Ammonium Nitrate is a white, crystalline solid that looks like salt. it is a hazardous chemical, having caused dozens of severe explosions worldwide. Ammonium nitrate in its pure form is stable, but heat and confinement or a severe shock can lead to detonation that can be disastrous. Managing scientifically in a targeted manner has become the highest priority in risk management and control of this substance.
Long-term storage of ammonium nitrate poses a major risk due to contamination. While the thermal decomposition temperature of ammonium nitrate is 200°C, the presence of contaminants can significantly reduce this.
What is Ammonium nitrate?
Ammonium nitrate(also known as Ammonium saltpetre and Ammonium nitricum) is a colourless crystalline substance with the chemical formula NH4NO3. It readily absorbs water and is soluble in water at 20° C. Ammonium nitrate is commonly used in fertilizers, herbicides, and insecticides. It is also used in explosives for blasting rocks and in mining.
Ammonium nitrate Hazards
Pure Ammonium nitrate does not burn, but it accelerates the burning of combustible materials and produces toxic oxides of nitrogen during combustion. So, it should not be stored near combustible substances. It has three main hazards:
Toxic decomposition products
Pure ammonium nitrate melts at 170° C and decomposes above 210° C producing clouds of toxic fumes that may be yellow or brown.

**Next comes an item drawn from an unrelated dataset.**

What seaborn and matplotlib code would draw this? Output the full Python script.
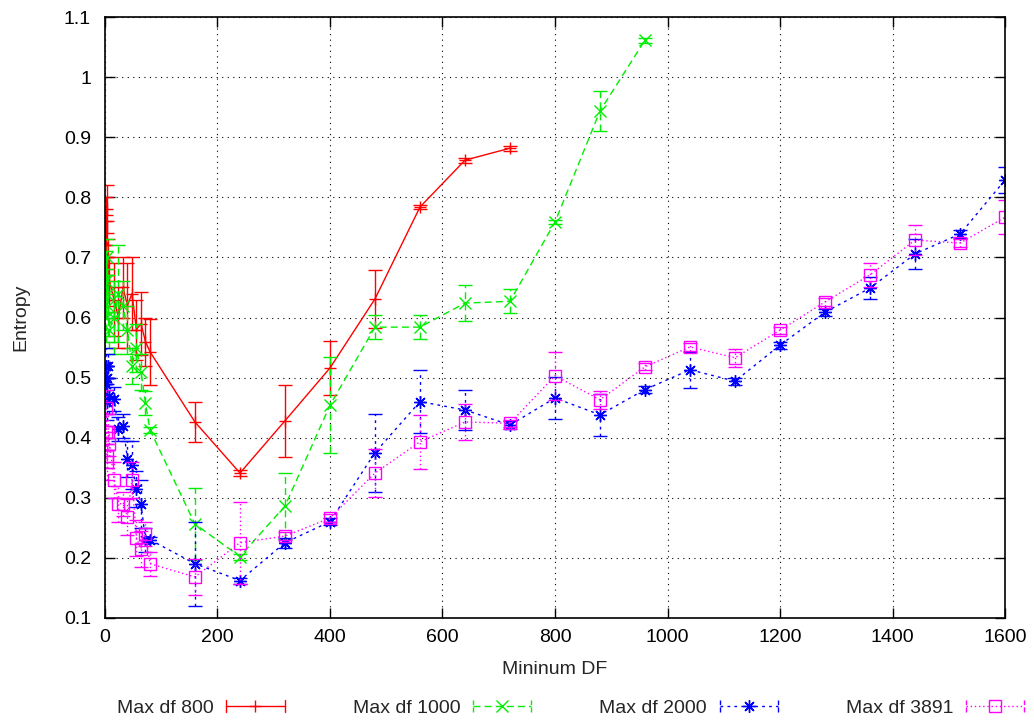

Fire due to oxidizing nature
Ammonium nitrate is an oxidizing agent, it supplies oxygen to the fuel in a fire and supports burning even when air is excluded.
In the fire, ammonium nitrate may form and if confined, may explode. This is because hot ammonium nitrate becomes very sensitive to shock particularly if it contacts incompatible materials.
Ammonium nitrate Storage
Ammonium nitrate should be stored in containers constructed of material that will not burn such as steel, concrete or brick. Storage conditions of Ammonium nitrate are listed below:
- If ammonium nitrate is stored outside, it should be protected from the weather.
- Ammonium nitrate should be kept dry since the risk of an explosion increases when the product becomes caked.
- Ammonium nitrate storage location should be away from sources of heat, fire or explosion.
- Main electrical switches and fuses must be installed outside the storage area to minimize the risk of fire.
- Ammonium nitrate should not be stored in the same stack as other products.
- Ammonium nitrate should be stored away from combustible materials by a distance of at least 8 m.
- Prohibit smoking in storage areas and display NO SMOKING signs.
What chemicals are incompatible with Ammonium nitrate?
Ammonium nitrate must be stored to avoid contact with combustibles, strong acids, metal salts, oxidizing agents, etc. It is incompatible with the following materials including:
- Flammable or combustible liquids such as petrol, diesel, oil, grease, paint, and carbonaceous material.
- Flammable solids.
- Powdered metals, alkali metals, zinc or galvanised iron, copper or copper alloy.
- Organic chemicals, acids, alkalis, and other corrosive materials.
- Compressed flammable gases.
- Oil-based pesticides.
- Contaminating materials including caustic soda, cement, charcoal, coal, fish oils, foam rubber, naphthalene, vegetable oils and other drying oils.
Ammonium nitrate should not be stored in the same building as incompatible materials. The risk of fire or explosion is increased if ammonium nitrate is mixed with combustible or incompatible materials.
What are the safety precautions for Ammonium nitrate?
Operators should avoid contact with skin, eyes or clothing. Plus, they should avoid ingestion and inhalation. Ammonium nitrate should be kept away from clothing and other combustible materials. Some of the necessary first-aid measures are described below:
- In the case of inhalation, provide fresh air. If symptoms persist, seek medical advice.
- In the case of skin contact, rinse the skin with water. If symptoms persist, seek medical advice.
- In the case of eye contact, irrigate copiously with clean, fresh water for at least 10 minutes, holding the eyelids apart. In case of eye irritation consult an ophthalmologist.
- In the case of ingestion, rinse your mouth. Call a doctor if you feel unwell.
Is Ammonium nitrate flammable or explosive?
Pure ammonium nitrate is stable and will explode only under extraordinary circumstances. However, the addition of combustible materials such as sugar, grain dust, or other organic contaminants, even in fairly low percentages, creates a dangerous combination and the Ammonium Nitrate mixture becomes far more susceptible to detonation.
Is Ammonium nitrate harmful to humans?
Under normal handling conditions, ammonium nitrate is not harmful. However, inhalation of high concentrations of ammonium nitrate dust can cause respiratory tract irritation.
What hazard class is Ammonium nitrate?
Ammonium nitrate is classified as a Class 2 oxidizer.